Merchants Have Been Optimizing for Approval Volume. The Fallout Is Starting to Show.
For years, the logic in ecommerce payments has been simple: approve more transactions, decline fewer customers, grow revenue. Authorization rates became the metric that mattered—a signal of how well your payment stack was working and how much revenue you were capturing at checkout.
But in 2026, that logic is starting to crack.
As merchants push harder to reduce declines and maximize approvals, they're discovering a costly downstream effect: more of those "successfully authorized" transactions are turning into chargebacks. The transactions go through. The money moves. And weeks later, the cardholder disputes it.
The problem isn't fraud detection or verification tools. It's the fundamental assumption that authorization means acceptance that a transaction approved by an issuer is inherently good for the merchant.
It's not.
The Gap Between Approval and Acceptance Is Widening
Authorization answers one question: can this transaction technically go through? But it doesn't answer whether it should. It doesn't account for buyer's remorse, miscommunication, return policies, subscription friction, or the dozens of other reasons a cardholder might dispute a charge after the fact.
That gap is widening. Ecommerce volume is growing. AI tools are making it easier for consumers to identify charges they don't recognize or don't want to pay for. Friendly fraud is on the rise. And merchants caught in the middle are approving transactions that look legitimate upfront but become liabilities down the line.
The result is a strange paradox: merchants are winning more approvals and losing more disputes at the same time.
Merchants Are Caught Between Two Pressures
On one side, there's enormous pressure to reduce false declines. Every legitimate customer turned away at checkout is lost revenue. Customers don't retry. They leave. So merchants lean on acquirers, optimize retry logic, and push for higher approval rates.
On the other side, there's the chargeback ratio. Too many disputes and you're flagged by card networks. Too many flags and you lose processing rights. The penalties are severe, and they don't care how many transactions you approved to get there.
Merchants are being asked to approve more and dispute less—two goals that are increasingly at odds.
Fighting Chargebacks After the Fact Isn't a Strategy
Most chargeback management today is reactive. A dispute comes in. You gather evidence. You respond. You win or lose. Repeat.
But by the time a chargeback happens, the real decision failure already occurred—at authorization. The customer was approved. The payment went through. The order shipped. And somewhere in that process, the conditions for a dispute were baked in.
Fighting chargebacks one by one doesn't change that. It's not a systems problem you can dispute your way out of. It's a decision problem that starts at checkout.
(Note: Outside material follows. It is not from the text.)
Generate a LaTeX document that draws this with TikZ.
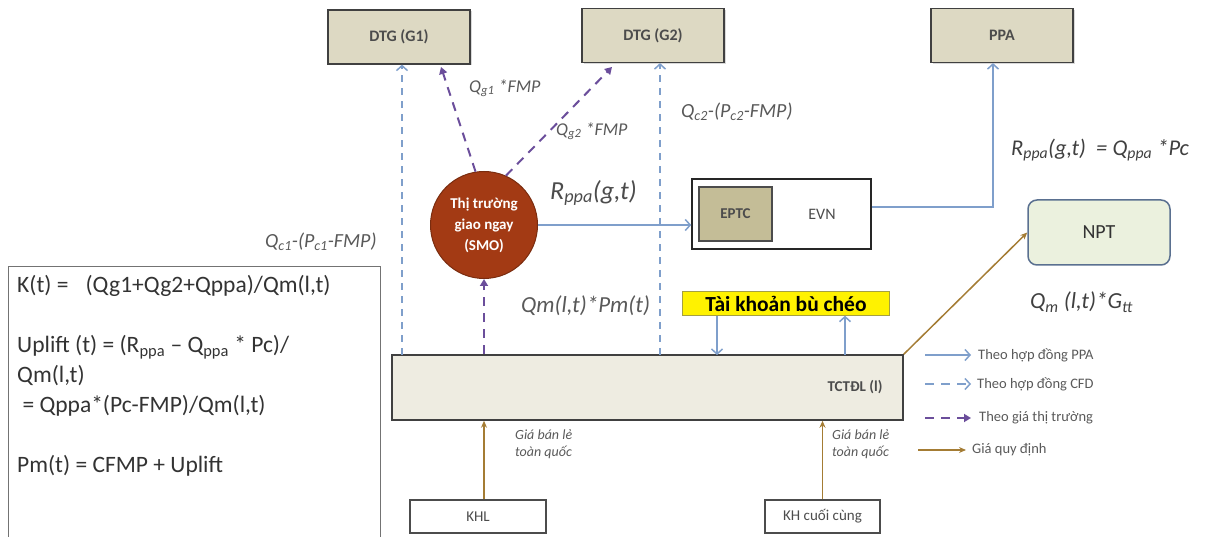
\documentclass[tikz,border=0pt]{standalone}
\usepackage{fontspec}
\setmainfont{Carlito}
\usetikzlibrary{arrows.meta,shadows,calc}
\definecolor{lblue}{HTML}{7F9FCB}
\definecolor{purp}{HTML}{6B4E9B}
\definecolor{brownl}{HTML}{A47C34}
\definecolor{beige}{HTML}{DDD9C3}
\definecolor{tanf}{HTML}{C4BD97}
\definecolor{pale}{HTML}{EEECE1}
\definecolor{smoc}{HTML}{A33A14}
\definecolor{nptfill}{HTML}{EBF1DE}
\definecolor{nptline}{HTML}{5A7090}
\definecolor{txt}{HTML}{595959}
\tikzset{
  genbox/.style={draw=black!75, line width=1.2pt, fill=beige, minimum width=142, minimum height=54,
    font=\fontsize{16}{18}\selectfont\bfseries, text=black!70,
    drop shadow={shadow xshift=1.5pt, shadow yshift=-1.5pt, opacity=0.3}},
  smallbox/.style={draw=black!70, line width=1.2pt, fill=white, minimum height=33,
    font=\fontsize{15}{17}\selectfont, text=black!70},
  ppaline/.style={draw=lblue, line width=1.5pt, -{Straight Barb[length=5pt,width=11pt,line width=1.5pt]}},
  cfdline/.style={draw=lblue, line width=1.5pt, dash pattern=on 7pt off 6pt, -{Straight Barb[length=5pt,width=11pt,line width=1.5pt]}},
  mkt/.style={draw=purp, line width=2pt, dash pattern=on 9pt off 7pt, -{Triangle[length=7pt,width=8pt]}},
  reg/.style={draw=brownl, line width=1.5pt, -{Stealth[length=7pt,width=6pt]}},
  lab/.style={font=\fontsize{18}{20}\selectfont\itshape, text=txt, inner sep=0pt},
  leg/.style={font=\fontsize{14.5}{16}\selectfont, text=txt, anchor=west, inner sep=0pt},
}
\begin{document}
\begin{tikzpicture}[x=1pt,y=-1pt]
\useasboundingbox (0,0) rectangle (1227,537);
% top boxes
\node[genbox] (g1) at (399,37) {DTG (G1)};
\node[genbox] (g2) at (653,35.5) {DTG (G2)};
\node[genbox] (ppa) at (1002,35.5) {PPA};
% SMO
\node[circle, minimum size=107, inner sep=0pt, fill=smoc, draw=smoc!75!black, line width=1pt, text=white,
  font=\fontsize{15}{21}\selectfont\bfseries, align=center] (smo) at (484,225) {Thị trường\\giao ngay\\(SMO)};
% EVN
\node[draw=black!85, line width=1.5pt, fill=white, minimum width=179, minimum height=70, inner sep=0pt] (evn) at (781.5,214) {};
\node[draw=black!70, line width=1.2pt, fill=tanf, minimum width=73, minimum height=54,
  font=\fontsize{15}{17}\selectfont\bfseries, text=black!70] (eptc) at (735.5,214) {EPTC};
\node[font=\fontsize{16}{18}\selectfont, text=black!70] (evnt) at (822,214) {EVN};
% NPT
\node[draw=nptline, line width=1.5pt, fill=nptfill, rounded corners=9, minimum width=142, minimum height=65,
  font=\fontsize{20}{22}\selectfont, text=black!80] (npt) at (1099,232.5) {NPT};
% Tai khoan
\node[fill=yellow, draw=yellow!60!black, line width=0.4pt, minimum width=207, minimum height=24, inner sep=0pt,
  font=\fontsize{21.5}{22}\selectfont\bfseries] (tk) at (786,303.5) {Tài khoản bù chéo};
% TCTDL
\node[draw=black!75, line width=1.5pt, fill=pale, minimum width=511, minimum height=65] (tct) at (647.5,387.5) {};
\node[font=\fontsize{15}{17}\selectfont\bfseries, text=black!70] (tctt) at (855,387) {TCTĐL (l)};
% bottom boxes
\node[smallbox, minimum width=136] (khl) at (478,516.5) {KHL};
\node[smallbox, minimum width=115] (khc) at (822.5,516.5) {KH cuối cùng};
% formula box
\draw[draw=black!55, line width=1pt] (8,540) -- (8,267) -- (380,267) -- (380,540);
\node[anchor=north west, align=left, inner sep=0pt, text=black!80,
  font=\fontsize{23.5}{30}\selectfont] (form) at (17,275)
  {K(t) =\enspace\ (Qg1+Qg2+Qppa)/Qm(l,t)\\[30pt]
   Uplift (t) = (R\textsubscript{ppa} – Q\textsubscript{ppa} * Pc)/\\
   Qm(l,t)\\
   \ = Qppa*(Pc-FMP)/Qm(l,t)\\[30pt]
   Pm(t) = CFMP + Uplift};
% CFD dashed
\coordinate (c1) at (402,355);
\coordinate (c2) at (660,355);
\draw[cfdline] (c1) -- (c1 |- g1.south);
\draw[cfdline] (c2) -- (c2 |- g2.south);
% market
\coordinate (g1in) at (441,67);
\coordinate (g2in) at (612,67);
\draw[mkt] (smo.99) -- (g1in);
\draw[mkt] (smo.66) -- (g2in);
\draw[mkt] (smo.south |- tct.north) -- (smo.south);
% PPA flows
\draw[ppaline] (smo.east) -- (smo.east -| evn.west);
\coordinate (ppain) at ([xshift=-9pt]ppa.south);
\draw[draw=lblue, line width=1.5pt, -{Straight Barb[length=5pt,width=11pt,line width=1.5pt]}]
  ([yshift=7pt]evn.east) -- ([yshift=7pt]evn.east -| ppain) -- (ppain);
\coordinate (tkd) at (717,355);
\coordinate (tku) at (845,355);
\draw[ppaline] (tkd |- tk.south) -- (tkd);
\draw[ppaline] (tku) -- (tku |- tk.south);
% regulated
\draw[reg] (tct.north east) -- (npt.west);
\draw[reg] ([xshift=6pt]khl.north) -- ([xshift=6pt]khl.north |- tct.south);
\draw[reg] (khc.north) -- (khc.north |- tct.south);
% labels
\node[lab, anchor=west] (lq1) at (469,88) {Q\textsubscript{g1} *FMP};
\node[lab, anchor=west] (lq2) at (556,131) {Q\textsubscript{g2} *FMP};
\node[lab, anchor=west, font=\fontsize{20}{22}\selectfont\itshape] (lc2) at (681,112) {Q\textsubscript{c2}-(P\textsubscript{c2}-FMP)};
\node[lab, anchor=west, font=\fontsize{20}{22}\selectfont\itshape] (lc1) at (265,242) {Q\textsubscript{c1}-(P\textsubscript{c1}-FMP)};
\node[lab, anchor=west, font=\fontsize{26}{28}\selectfont\itshape, text=black!70] (lr) at (550,193) {R\textsubscript{ppa}(g,t)};
\node[lab, anchor=west, font=\fontsize{22.5}{24}\selectfont\itshape, text=black!75] (lrp) at (1011,150) {R\textsubscript{ppa}(g,t)\ \ = Q\textsubscript{ppa} *Pc};
\node[lab, anchor=west, font=\fontsize{23}{25}\selectfont\itshape] (lqm) at (521,306) {Qm(l,t)*Pm(t)};
\node[lab, anchor=west, font=\fontsize{23}{25}\selectfont\itshape, text=black!75] (lgt) at (1030,302) {Q\textsubscript{m} (l,t)*G\textsubscript{tt}};
\node[lab, anchor=north west, align=left, font=\fontsize{14}{17}\selectfont\itshape] (gb1) at (515,430) {Giá bán lẻ\\toàn quốc};
\node[lab, anchor=north west, align=left, font=\fontsize{14}{17}\selectfont\itshape] (gb2) at (832,430) {Giá bán lẻ\\toàn quốc};
% legend
\coordinate (la1) at (925,355); \coordinate (lb1) at (971,355);
\coordinate (la2) at (925,384); \coordinate (lb2) at (971,384);
\coordinate (la3) at (925,418); \coordinate (lb3) at (971,418);
\coordinate (la4) at (918,450); \coordinate (lb4) at (966,450);
\draw[ppaline] (la1) -- (lb1);
\draw[cfdline, dash pattern=on 9pt off 7pt] (la2) -- (lb2);
\draw[mkt] (la3) -- (lb3);
\draw[reg] (la4) -- (lb4);
\node[leg] (t1) at (978,355) {Theo hợp đồng PPA};
\node[leg] (t2) at (977,384) {Theo hợp đồng CFD};
\node[leg] (t3) at (979,418) {Theo giá thị trường};
\node[leg] (t4) at (972,450) {Giá quy định};
\end{tikzpicture}
\end{document}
2026 Requires a Shift from Approval Volume to Approval Quality
The merchants who will manage risk effectively in 2026 aren't the ones approving the most transactions. They're the ones approving the right transactions—and understanding what happens after approval.
That means connecting authorization decisions to downstream outcomes: refund rates, dispute rates, representment win rates, and ratio trends over time. It means treating post-checkout activity as feedback on pre-checkout decisions. And it means recognizing that a high authorization rate without visibility into what happens next is just a lagging indicator of future risk.
The payments infrastructure of the last decade was built for speed, scale, and conversion. The infrastructure of the next decade needs to account for what comes after the approval—because that's where the real cost is hiding.
The Real Question Isn't How Many Transactions You Approve
It's how many you should have.
Authorization rates will always matter. But they can't be the only metric that matters. In a world where approved transactions are increasingly turning into disputed ones, merchants need to rethink what a "good" transaction actually looks like and whether fighting chargebacks after the fact is sustainable when the problem starts at approval.
The gap between authorization and acceptance isn't closing. It's growing. And in 2026, that gap is where the risk lives.